Der Spiegel:
Putin und die Kraniche: meint "Der Kranichflüsterer
aus dem Kremel:
Am Freitag will Russlands Präsident Wladimir Putin in
Wladiwostok Staats- und Regierungschefs von Pazifik-Anrainerstaaten
begrüssen. Für den Gipfel hat der Kreml eigens einen neuen
Stadtteil für rund zwölf Milliarden Euro auf eine Insel vor die
Hafenstadt betoniert. Putin wird dort Chinas Staatsoberhaupt Hu Jintao
die Hand schütteln und wohl auch US-Aussenministerin Hillary Clinton,
die Präsident Barack Obama vertritt.
Auf dem Weg nach Osten aber hat Putin einen Zwischenstopp am
Polarkreis eingelegt, um eine Mission zu erfüllen, auf die der
Präsident sich laut Bekunden des Kremls anderthalb Jahre gewissenhaft
vorbereitet hat: die Rettung einer vom Aussterben bedrohten Kranich-Art.

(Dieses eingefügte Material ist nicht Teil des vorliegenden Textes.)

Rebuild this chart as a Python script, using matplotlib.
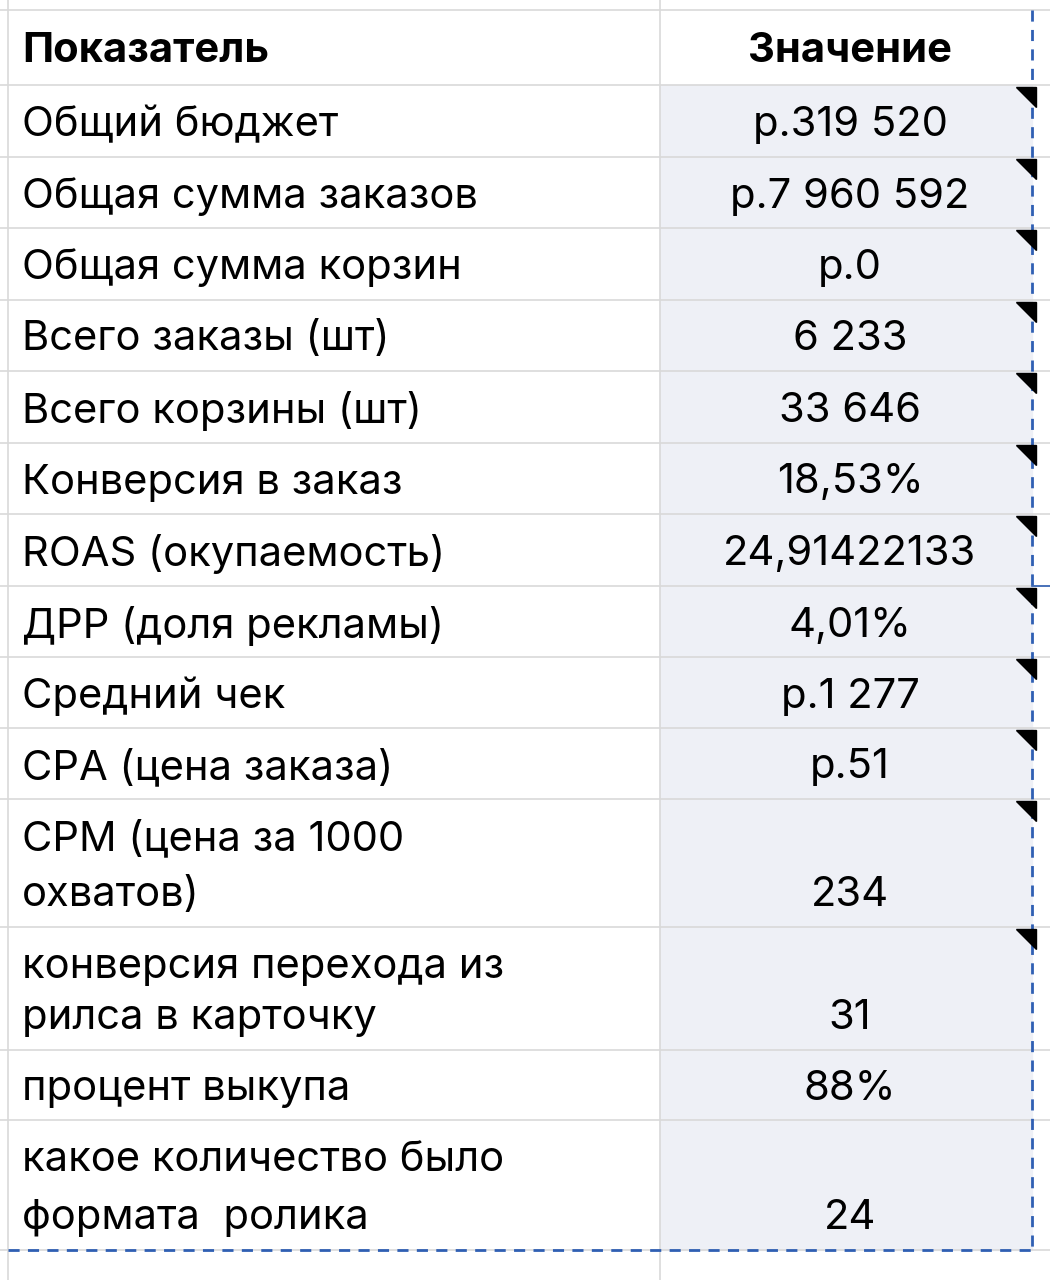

Auf einer Wiese, 2000 Kilometer nordöstlich von Moskau, zog
Putin einen weissen Overall und eine schwarze Fliegerbrille an und
schwang sich in den Sitz eines Ultraleichtfliegers. Aus Lautsprechern
an seinem Fluggerät erschallten die krächzenden Laute eines
Kranich-Muttertiers.
(...)
Mascha Gessen, Journalistin und Autorin des Putin-kritischen Buchs
"Der Mann ohne Gesicht" hat die Kreml-Inszenierung schon ihren Job als
Chefredakteurin von "Wokrug Sweta - Um die Welt" gekostet. Das Magazin ist
das russische Pendant zu "Geo" oder "National Geographic". Gessen sollte
auf Drängen der Verlagsleitung einen Reporter zu Putins Kranich-Flug
schicken, widersetzte sich aber und musste ihren Posten räumen.
Im Internet setzt es reichlich Spott über die PR-Aktion. In sozialen
Netzwerken wie Facebook und Twitter machen Fotomontagen die Runde, auf
denen Putin mit entblösster Brust auf einem Hai reitet. Das Amt des
Präsidenten sei Putin offenbar zu langweilig, ätzt Anton Orech,
Star-Kommentator des kritischen Radiosenders "Echo Moskau". Der Kreml-Chef
alias Kranich-Papa solle doch am besten mit seinen neuen Schützlingen
im Süden überwintern, "damit wir ihn wenigstens von September
bis März nicht bei uns sehen müssen".